INFORMATION PROVIDED
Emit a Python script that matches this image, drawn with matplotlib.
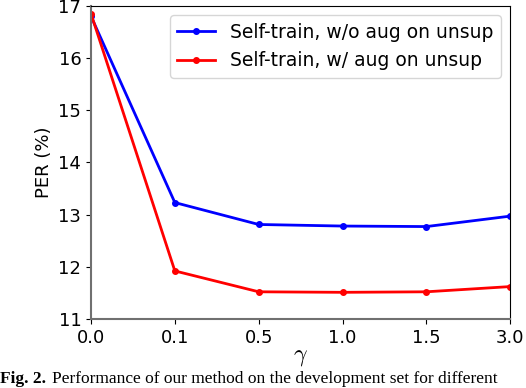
import numpy as np
import matplotlib
matplotlib.use("Agg")
import matplotlib.pyplot as plt

plt.rcParams['mathtext.fontset'] = 'cm'

# gamma values, plotted at equal spacing
gamma_labels = ["0.0", "0.1", "0.5", "1.0", "1.5", "3.0"]
per_wo_aug = [16.80, 13.23, 12.81, 12.78, 12.77, 12.97]
per_w_aug = [16.85, 11.92, 11.52, 11.51, 11.52, 11.62]

x = np.arange(len(gamma_labels))

fig = plt.figure(figsize=(5.26, 3.88), dpi=100)
ax = fig.add_axes([0.173, 0.178, 0.797, 0.807])

ax.plot(x, per_wo_aug, color='b', marker='o', markersize=4, linewidth=2,
        label="Self-train, w/o aug on unsup")
ax.plot(x, per_w_aug, color='r', marker='o', markersize=4, linewidth=2,
        label="Self-train, w/ aug on unsup")

ax.set_xlim(0, len(gamma_labels) - 1)
ax.set_ylim(11, 17)
ax.set_xticks(x)
ax.set_xticklabels(gamma_labels)
ax.set_yticks(np.arange(11, 18, 1))
ax.tick_params(labelsize=13)
ax.set_ylabel("PER (%)", fontsize=13)
ax.set_xlabel(r"$\gamma$", fontsize=17, labelpad=-2)
for side in ["left", "bottom"]:
    ax.spines[side].set_color("#707070")
    ax.spines[side].set_linewidth(1.5)
ax.legend(loc="upper right", fontsize=13.5, handlelength=2.0)

# caption of the paper figure
fig.text(0.0, 0.003, "Fig. 2.", fontsize=12.5, fontweight='bold',
         family='Liberation Serif', va='bottom', ha='left')
fig.text(52 / 526, 0.003, "Performance of our method on the development set for different",
         fontsize=12.5, family='Liberation Serif', va='bottom', ha='left')

fig.savefig("out.png", dpi=100)
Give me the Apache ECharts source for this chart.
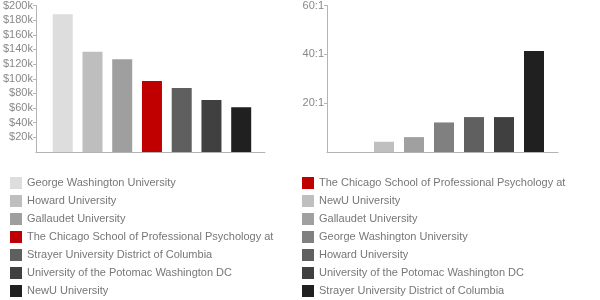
<!DOCTYPE html>
<html>
<head>
<meta charset="utf-8">
<script src="https://cdn.jsdelivr.net/npm/echarts@6/dist/echarts.min.js"></script>
<style>
  html, body { margin: 0; padding: 0; background: #fff; }
  #chart { width: 600px; height: 300px; }
</style>
</head>
<body>
<div id="chart"></div>
<script>
// median salary (left) and student:faculty ratio (right)
const salarySchools = [
  'George Washington University',
  'Howard University',
  'Gallaudet University',
  'The Chicago School of Professional Psychology at',
  'Strayer University District of Columbia',
  'University of the Potomac Washington DC',
  'NewU University'
];
const salaryValues = [188000, 137000, 126500, 97000, 87500, 71000, 61000];
const salaryColors = ['#dddddd', '#bebebe', '#9f9f9f', '#c00000', '#5f5f5f', '#404040', '#202020'];

const ratioSchools = [
  'The Chicago School of Professional Psychology at',
  'NewU University',
  'Gallaudet University',
  'George Washington University',
  'Howard University',
  'University of the Potomac Washington DC',
  'Strayer University District of Columbia'
];
const ratioValues = [0, 4.2, 6.1, 12.1, 14.3, 14.3, 41.4];
const ratioColors = ['#c00000', '#bfbfbf', '#a0a0a0', '#808080', '#606060', '#404040', '#202020'];

const font = 'Liberation Sans, Arial, sans-serif';
const axisGrey = '#b4b4b4';
const labelGrey = '#888';

function makeSeries(names, values, colors, axisIdx) {
  return names.map((name, i) => ({
    name: name,
    type: 'bar',
    xAxisIndex: axisIdx,
    yAxisIndex: axisIdx,
    barWidth: 20,
    barGap: '-100%',
    itemStyle: { color: colors[i] },
    data: [[i, values[i]]]
  }));
}

function makeLegend(names, colors, left) {
  return {
    orient: 'vertical',
    left: left,
    top: 177,
    padding: 0,
    itemWidth: 12,
    itemHeight: 12,
    itemGap: 6,
    icon: 'rect',
    selectedMode: false,
    textStyle: { fontSize: 11, color: '#777', fontFamily: font, lineHeight: 12 },
    data: names.map((n, i) => ({ name: n, itemStyle: { color: colors[i] } }))
  };
}

function xAxis(idx) {
  return {
    type: 'value',
    gridIndex: idx,
    min: -0.9,
    max: 6.8,
    axisLine: { show: true, onZero: false, lineStyle: { color: axisGrey } },
    axisTick: { show: false },
    axisLabel: { show: false },
    splitLine: { show: false }
  };
}

function yAxis(idx, max, step, fmt) {
  return {
    type: 'value',
    gridIndex: idx,
    min: 0,
    max: max,
    interval: step,
    axisLine: { show: true, onZero: false, lineStyle: { color: axisGrey } },
    axisTick: { show: true, length: 3, lineStyle: { color: axisGrey } },
    splitLine: { show: false },
    axisLabel: {
      margin: 3,
      fontSize: 11,
      color: labelGrey,
      fontFamily: font,
      showMinLabel: false,
      formatter: fmt
    }
  };
}

const chart = echarts.init(document.getElementById('chart'));
chart.setOption({
  animation: false,
  textStyle: { fontFamily: font },
  grid: [
    { left: 34, top: 5, width: 231, height: 147 },
    { left: 327, top: 5, width: 231, height: 147 }
  ],
  xAxis: [xAxis(0), xAxis(1)],
  yAxis: [
    yAxis(0, 200000, 20000, v => '$' + (v / 1000) + 'k'),
    yAxis(1, 60, 20, v => v + ':1')
  ],
  legend: [
    makeLegend(salarySchools, salaryColors, 10),
    makeLegend(ratioSchools, ratioColors, 302)
  ],
  series: makeSeries(salarySchools, salaryValues, salaryColors, 0)
    .concat(makeSeries(ratioSchools, ratioValues, ratioColors, 1))
});
</script>
</body>
</html>
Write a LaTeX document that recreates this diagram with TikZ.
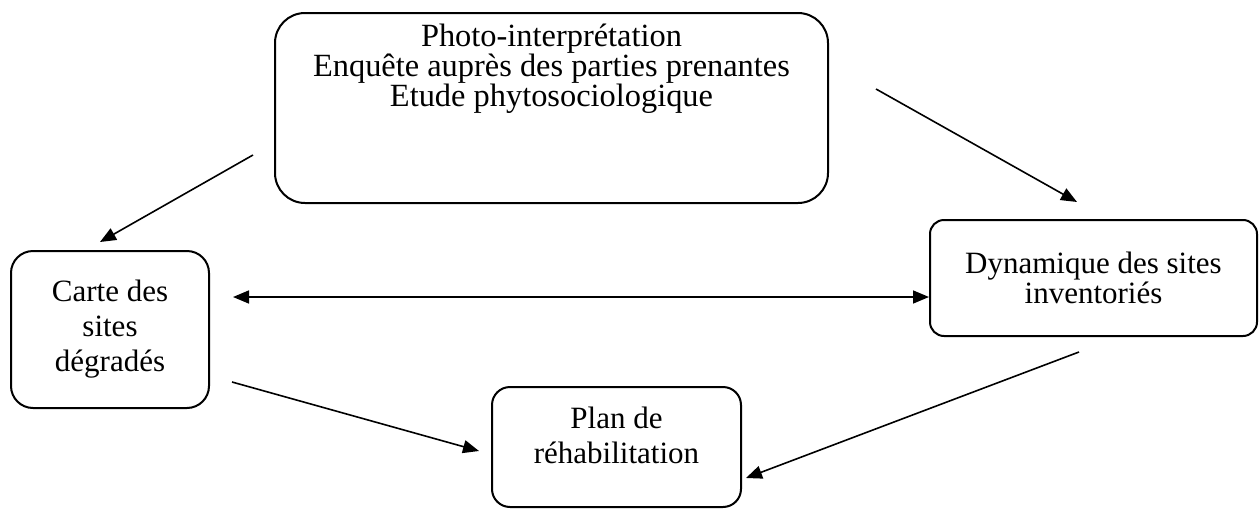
\documentclass[tikz,border=0pt]{standalone}
\usepackage{fontspec}
\setmainfont{Liberation Serif}
\usetikzlibrary{arrows.meta}

\begin{document}
\begin{tikzpicture}[
  x=0.5pt, y=-0.5pt,
  box/.style={draw, line width=1pt, align=center, inner sep=0pt, font=\fontsize{15.5}{17.5}\selectfont},
  arr/.style={-{Triangle[length=8pt,width=6.5pt]}, line width=0.8pt},
  darr/.style={arr, {Triangle[length=8pt,width=6.5pt]}-{Triangle[length=8pt,width=6.5pt]}}
]
\useasboundingbox (0,0) rectangle (1260,509);

\node[box, rounded corners=15pt, minimum width=276.5pt, minimum height=95pt,
  font=\fontsize{16.2}{15}\selectfont] (survey) at (551.5,108)
  {\parbox[c][84pt][t]{260pt}{\centering Photo-interprétation\\Enquête auprès des parties prenantes\\Etude phytosociologique}};
\node[box, rounded corners=11pt, minimum width=99pt, minimum height=78.5pt] (carte) at (110,329.5)
  {Carte des\\sites\\dégradés};
\node[box, rounded corners=7pt, minimum width=163.5pt, minimum height=58pt,
  font=\fontsize{15.5}{15}\selectfont] (dyn) at (1093.5,278)
  {Dynamique des sites\\inventoriés};
\node[box, rounded corners=9pt, minimum width=124.5pt, minimum height=60pt] (plan) at (616.5,447)
  {\parbox[c][40pt][t]{120pt}{\centering Plan de\\réhabilitation}};

\coordinate (s1) at (253,155);
\coordinate (e1) at (100,242);
\coordinate (s2) at (876,89);
\coordinate (e2) at (1077,202);
\coordinate (s3) at (233,297);
\coordinate (e3) at (929,297);
\coordinate (s4) at (232,382);
\coordinate (e4) at (479,451);
\coordinate (s5) at (1079,352);
\coordinate (e5) at (746,478);

\draw[arr] (s1) -- (e1);
\draw[arr] (s2) -- (e2);
\draw[darr] (s3) -- (e3);
\draw[arr] (s4) -- (e4);
\draw[arr] (s5) -- (e5);
\end{tikzpicture}
\end{document}
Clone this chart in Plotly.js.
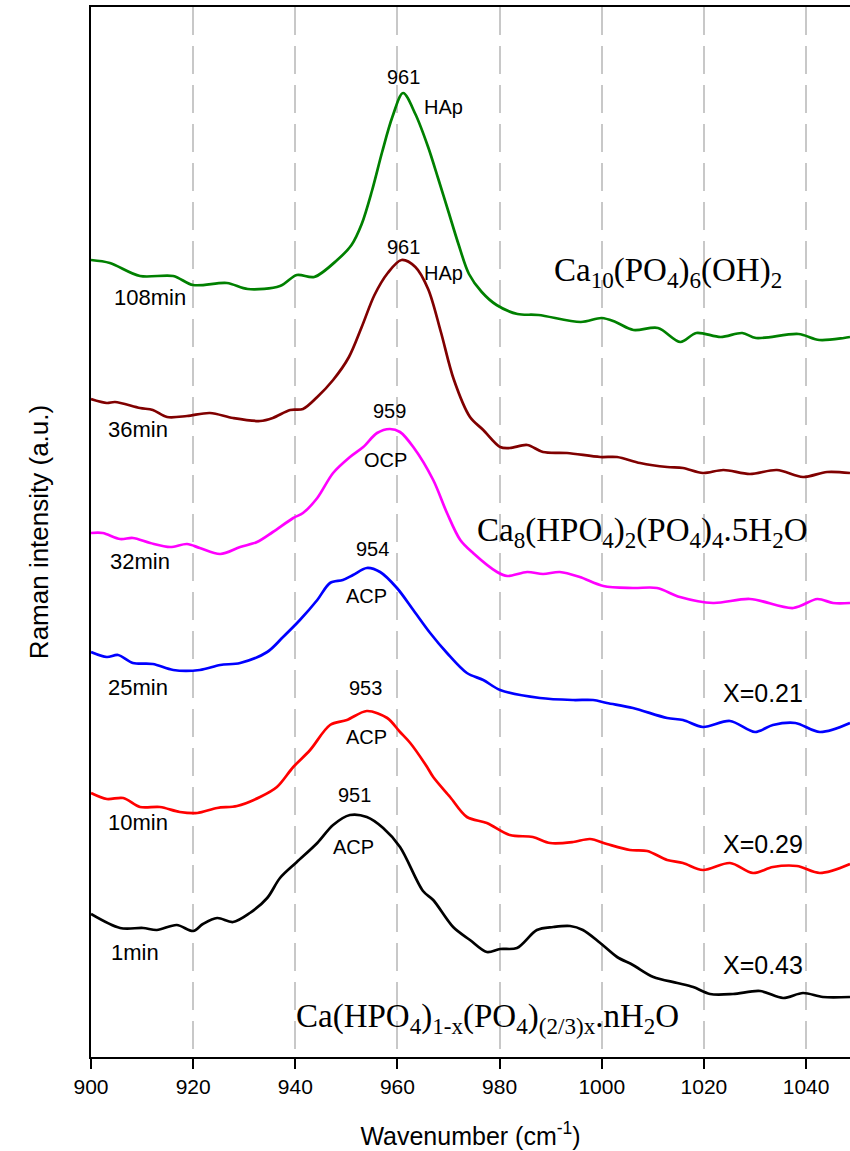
<!DOCTYPE html>
<html>
<head>
<meta charset="utf-8">
<script src="https://cdn.plot.ly/plotly-3.0.1.min.js"></script>
<style>html,body{margin:0;padding:0;background:#fff;}#chart{width:850px;height:1151px;}</style>
</head>
<body>
<div id="chart"></div>
<script>
// Raman spectra (wavenumber cm-1, stacked intensity a.u.)
const wn108 = [900.0,903.7,909.6,916.1,920.0,926.6,930.7,937.0,940.3,943.7,948.2,951.0,953.0,955.0,957.0,959.0,961.1,963.5,966.0,968.0,970.0,972.0,974.0,976.5,979.4,983.5,987.6,995.9,1000.0,1002.7,1006.2,1011.0,1015.4,1018.5,1023.3,1027.5,1030.2,1038.5,1042.6,1047.4,1048.6];
const int108 = [797,794,781,781,772,774,768,771,782,780,797,812,833,866,905,940,964,943,910,878,845,812,783,765,752,743,742,735,739,735,727,729,715,724,720,724,719,723,717,719,720];

const wn36 = [900.0,903.1,904.7,909.6,912.1,914.9,918.8,923.3,927.8,933.1,935.6,939.0,941.5,944.3,947.4,950.5,953.0,955.5,958.1,960.8,963.5,966.0,968.5,971.0,974.2,976.8,980.1,982.0,985.4,988.5,993.2,999.7,1003.0,1007.5,1012.8,1015.9,1019.8,1023.8,1029.0,1034.3,1039.4,1044.1,1048.6];
const int36 = [658,654,655,649,647,640,641,644,639,636,639,647,648,660,677,700,730,762,784,797,790,768,725,678,640,627,610,609,612,605,604,600,600,594,590,589,584,587,583,587,580,585,584];

const wn32 = [900.0,902.3,905.7,908.2,911.6,915.5,918.8,921.3,925.3,929.2,932.5,935.6,939.6,941.5,944.3,947.4,950.7,953.3,956.0,958.5,960.5,963.1,967.0,969.7,972.3,974.8,979.5,981.5,985.4,988.5,991.8,995.7,1000.3,1006.1,1010.8,1015.3,1021.8,1029.0,1037.5,1042.2,1045.3,1048.6];
const int32 = [524,524,518,519,514,510,513,509,503,510,515,525,539,544,559,584,600,610,624,628,625,610,577,544,517,504,485,481,485,483,485,480,471,469,469,460,454,458,449,458,454,454];

const wn25 = [900.0,903.1,905.3,908.2,912.1,916.1,921.3,925.3,929.2,934.5,937.6,940.9,944.3,946.8,949.3,951.3,954.0,956.6,959.9,963.1,966.4,969.7,973.6,976.8,980.1,987.9,994.4,998.3,1001.0,1006.1,1012.8,1015.9,1019.8,1025.1,1030.0,1033.5,1037.9,1042.7,1048.6];
const int25 = [405,400,402,394,393,387,387,392,394,405,420,437,457,474,477,482,489,485,469,447,424,404,384,377,367,359,357,357,354,349,339,337,330,336,325,332,334,325,334];

const wn10 = [900.0,903.1,906.3,909.6,913.5,917.4,920.8,924.7,928.6,933.1,936.4,939.6,942.9,946.8,950.1,954.0,958.0,960.5,962.5,965.8,967.0,970.3,973.6,977.5,982.0,986.5,989.9,994.4,997.7,1001.0,1005.5,1008.9,1012.8,1015.9,1019.8,1025.1,1029.6,1033.5,1038.2,1042.7,1048.6];
const int10 = [264,258,259,250,250,245,244,249,251,260,270,290,307,332,337,346,339,325,314,290,280,260,240,234,222,220,214,215,218,213,207,206,197,194,187,194,184,190,191,184,193];

const wn1 = [900.0,905.7,910.2,912.9,916.8,920.0,921.9,924.7,927.8,931.1,934.5,937.0,940.3,944.3,947.4,950.7,954.0,957.2,960.5,965.0,967.0,970.9,974.2,977.5,980.1,983.4,987.3,990.5,993.8,996.3,999.7,1003.0,1006.1,1010.1,1014.8,1017.9,1021.2,1025.7,1031.0,1035.5,1039.4,1043.3,1048.6];
const int1 = [143,129,129,127,132,126,133,139,135,144,159,179,195,214,232,242,240,229,210,166,157,130,117,105,108,109,127,130,131,127,114,100,92,80,74,70,63,63,66,59,64,60,60];

const seriesNames = ['108min','36min','32min','25min','10min','1min'];
const seriesColors = ['#008000','#800000','#ff00ff','#0000ff','#ff0000','#000000'];
const seriesX = [wn108, wn36, wn32, wn25, wn10, wn1];
const seriesY = [int108, int36, int32, int25, int10, int1];

const tickVals = [900,920,940,960,980,1000,1020,1040];

// text labels
const labelText = ['961','HAp','961','HAp','108min','36min','959','OCP','32min','954','ACP','25min','X=0.21','953','ACP','10min','X=0.29','951','ACP','1min','X=0.43'];
const labelX = [961.2,969.1,961.2,969.1,911.6,909.2,958.5,957.6,909.6,955.2,954.0,909.2,1031.6,953.7,954.0,909.2,1031.6,951.5,951.3,908.6,1031.6];
const labelY = [980,950,810,784,760,628,646,597,496,508,461,370,364,369,320,235,213,262,210,105,92];
const labelSize = [20,20,20,20,22,22,20,20,22,20,20,22,25,20,20,22,25,20,20,22,25];

const formulaText = ['Ca<sub>10</sub>(PO<sub>4</sub>)<sub>6</sub>(OH)<sub>2</sub>',
  'Ca<sub>8</sub>(HPO<sub>4</sub>)<sub>2</sub>(PO<sub>4</sub>)<sub>4</sub>.5H<sub>2</sub>O',
  'Ca(HPO<sub>4</sub>)<sub>1-x</sub>(PO<sub>4</sub>)<sub>(2/3)x</sub>.nH<sub>2</sub>O'];
const formulaX = [1012.9,1007.9,977.6];
const formulaY = [785,525,39];

const traces = seriesNames.map((n,i)=>({
  type:'scatter', mode:'lines', name:n,
  x: seriesX[i], y: seriesY[i],
  line:{color:seriesColors[i], width:2.7, shape:'spline', smoothing:0.9},
  hoverinfo:'skip'
}));

const annotations = [];
labelText.forEach((t,i)=>annotations.push({
  text:t, x:labelX[i], y:labelY[i], xref:'x', yref:'y', showarrow:false,
  font:{family:'Arial, Liberation Sans, sans-serif', size:labelSize[i], color:'#000'},
  xanchor:'center', yanchor:'middle'
}));
formulaText.forEach((t,i)=>annotations.push({
  text:t, x:formulaX[i], y:formulaY[i], xref:'x', yref:'y', showarrow:false,
  font:{family:'Times New Roman, Liberation Serif, serif', size:33, color:'#000'},
  xanchor:'center', yanchor:'middle'
}));

const layout = {
  width:850, height:1151,
  margin:{l:91, r:0, t:7, b:94},
  paper_bgcolor:'#fff', plot_bgcolor:'#fff',
  showlegend:false,
  font:{family:'Arial, Liberation Sans, sans-serif', color:'#000'},
  xaxis:{
    range:[900,1048.6], tickvals:tickVals, ticks:'outside', ticklen:10, tickwidth:2, tickcolor:'#000',
    showline:true, linewidth:2, linecolor:'#000', mirror:true,
    showgrid:true, gridcolor:'#c8c8c8', gridwidth:2, griddash:'28px,11px',
    zeroline:false, tickfont:{size:21, color:'#000'},
    title:{text:'Wavenumber (cm<sup>-1</sup>)', font:{size:25, color:'#000'}, standoff:30}
  },
  yaxis:{
    range:[0,1050], showticklabels:false, ticks:'', showgrid:false, zeroline:false,
    showline:true, linewidth:2, linecolor:'#000',
    title:{text:'Raman intensity (a.u.)', font:{size:26, color:'#000'}, standoff:33}
  },
  annotations:annotations
};

Plotly.newPlot('chart', traces, layout, {staticPlot:true, displayModeBar:false});
</script>
</body>
</html>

WHAT IS NEEDED
From the opening line of the listing above through the line bearing "plt.rcParams['mathtext.fontset'] = 'cm'", repeat each line exactly. Drop every picture.

PROBLEM SOLUTION
Emit a Python script that matches this image, drawn with matplotlib.
import numpy as np
import matplotlib
matplotlib.use("Agg")
import matplotlib.pyplot as plt

plt.rcParams['mathtext.fontset'] = 'cm'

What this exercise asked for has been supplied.